Highlights

From outstanding undergraduate researcher to CQT PhD student

Yeo Xi Jie received a University-wide prize for his undergraduate work in quantum optics
20 December 2019

Two people pictured in a laboratory full of equipment Earning the Outstanding Undergraduate Researcher Prize, Yeo Xi Jie (pictured right) worked in the lab of Christian Kurtsiefer at CQT for two years before starting his PhD this summer.

Yeo Xi Jie got a taste for quantum technologies before he even left school. The PhD student, who enrolled in CQT’s PhD programme in August this year, first worked in a CQT lab when he was still a junior college student.

Xi Jie’s long commitment paid off this year with his recognition by the National University of Singapore (NUS) as an outstanding undergraduate researcher. He won one of only six prizes awarded to science students for the 2018-19 academic year. The details were announced in the NUS Faculty of Science Annual Report published in December.

When he was a second-year physics student in 2017, Xi Jie started working on quantum optics in the group of CQT Principal Investigator Christian Kurtsiefer. “Through the mentorship of everyone, I was able to further my technical skills in the lab as well as knowledge in the realm of quantum physics,” he says. He continued with the group to complete his final year project on “Spectral Compression of Narrowband Single Photons”.

His research concerned the frequency of light emerging from a single-photon source. Using time-lenses to manipulate the photons in the time-frequency domain, the group showed they could compress the frequency distribution of infrared photons by a factor of two. 

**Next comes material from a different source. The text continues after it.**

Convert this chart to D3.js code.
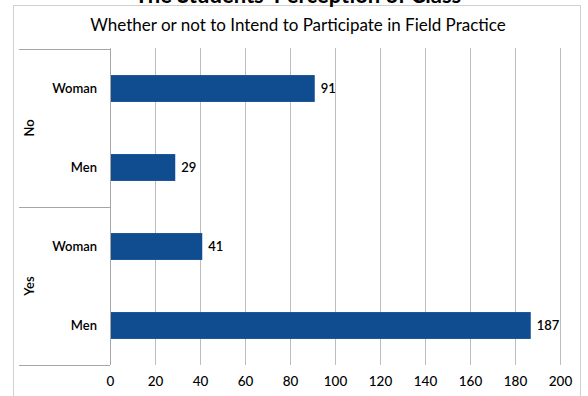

These compressed photons give a closer match for the spectrum of atomic transitions, useful in quantum information protocols that require the transfer of information between light and matter. For example, photons may fly information around a network, while atoms store and process data. Such schemes are building blocks for a future quantum internet.

The results are being written up for publication, and the work has already been presented at conferences including the international Conference on Lasers and Electro-Optics (CLEO) held in San Jose, California, in May 2018, and the DPG Fall Meeting in Freiburg, Gemany in September 2019.

His first experience in CQT when he was a college student was in the lab of Principal Investigator Rainer Dumke at the Nanyang Technological University. “That was when I found that I really enjoyed doing hands-on work,” he says. Since establishing himself in Christian’s group during his undergraduate degree, he stays under Christian’s supervision for his PhD.

In a testimonial written for the Faculty of Science, Xi Jie says “I would like to thank Centre for Quantum Technologies for providing such a lovely environment here which facilitates productive collaboration and discussion between scientists and aspiring scientists interested in the field of quantum technologies.” In turn, we thank Xi Jie for deciding to stay at CQT to continue his research towards a PhD!